La FEN souscrit à la nécessité d'affecter dans les quartiers difficiles des fonctionnaires motivés et compétents. Force est de constater que le dispositif consistant en l'attribution d'un avantage spécifique d'ancienneté (ASA), dont la FEN n'était pas partisane, a montré des difficultés de mise en œuvre. Son abrogation est aujourd'hui inévitable.

La NBI, que la FEN a soutenue dans son principe, est très souvent dévoyée et ne correspond pas toujours à l'objectif qui est de compenser les tâches spécifiques notamment dans le cadre de la « politique de la ville. » Cette priorité de mutation sera-t-elle la panacée ?

La FEN n'est pas opposée au principe d'une telle priorité, mais inscrire cette priorité dans le Statut général des fonctionnaires, donc dans la loi, nous paraît dangereux à plusieurs titres.

Cela revient à rigidifié un système qui ne réclame que souplesse et adaptabilité. On risque par l'introduction d'une telle mesure dans la loi d'aller à l'encontre du but recherché. Pourquoi ne pas laisser à chaque ministère le soin de gérer au mieux ses personnels pour favoriser l'implantation et le maintien des fonctionnaires dans ces quartiers ?

Par exemple devraient être examinés les conditions de travail, de logement et les barèmes de mutation propres à chaque administration et qui peuvent différer d'une administration à l'autre.
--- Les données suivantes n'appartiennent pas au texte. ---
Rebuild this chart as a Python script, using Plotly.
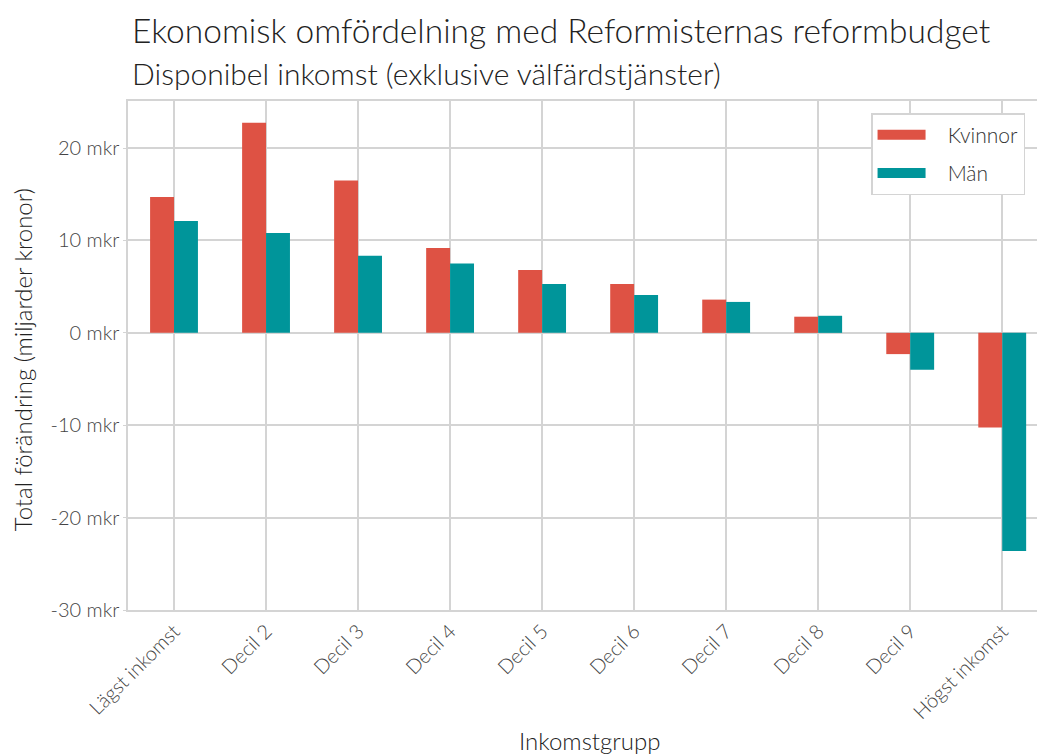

De plus l'objectif est bien d'améliorer la situation dans ces quartiers ; inscrire dans la loi la priorité de mutation risque de rendre pérenne une situation par nature évolutive. Sur quels critères, en outre, va-t-on se baser pour qualifier tel ou tel quartier de « quartier urbain prioritaire » ? Là aussi n'y-a-t-il pas de différence en fonction des administrations visées ?

Enfin, évoquer seulement une priorité pour les quartiers urbains, laisse entier le problème des zones rurales où l'implantation des fonctionnaires est souvent aussi difficile. Voilà les principales raisons qui ont amené la FEN à voter contre cette disposition, nous vous demandons donc à votre tour de la rejeter.

Veuillez agréer, Monsieur le Député, l'expression de mes sentiments distingués.